Adversarial Classification via Distributional Robustness with Wasserstein Ambiguity
This work addresses adversarial robustness in classification, providing a theoretical and computational framework that is incremental, building on prior models like maximum-margin classifiers.
The paper tackles adversarial classification by proposing a distributionally robust model with Wasserstein ambiguity, which minimizes the conditional value-at-risk of misclassification distance and is equivalent to regularized ramp loss minimization for linear classification. Numerical experiments suggest convergence to global minimizers, and theoretical analysis shows unique stationary points for certain distributions.

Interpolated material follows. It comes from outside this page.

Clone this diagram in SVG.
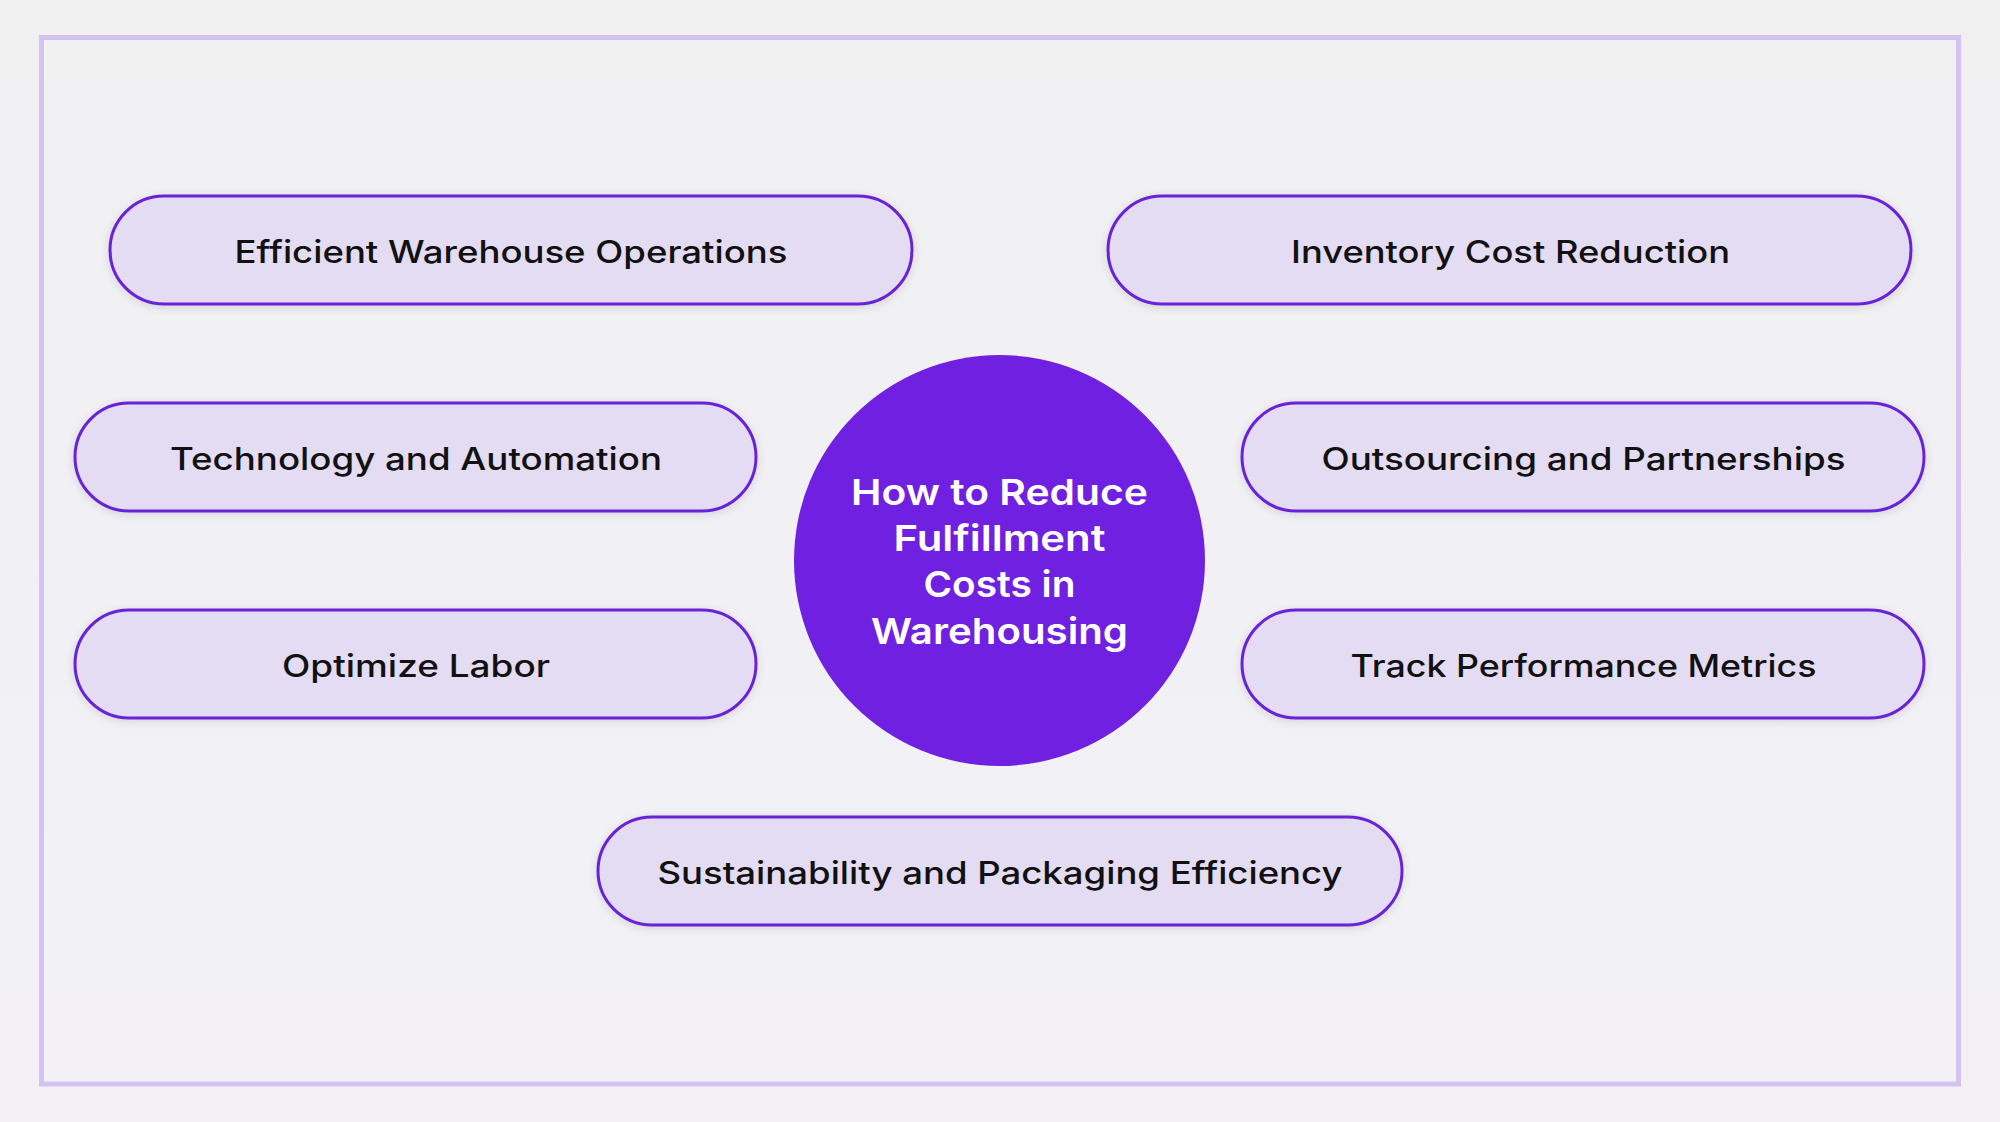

We study a model for adversarial classification based on distributionally robust chance constraints. We show that under Wasserstein ambiguity, the model aims to minimize the conditional value-at-risk of the distance to misclassification, and we explore links to adversarial classification models proposed earlier and to maximum-margin classifiers. We also provide a reformulation of the distributionally robust model for linear classification, and show it is equivalent to minimizing a regularized ramp loss objective. Numerical experiments show that, despite the nonconvexity of this formulation, standard descent methods appear to converge to the global minimizer for this problem. Inspired by this observation, we show that, for a certain class of distributions, the only stationary point of the regularized ramp loss minimization problem is the global minimizer.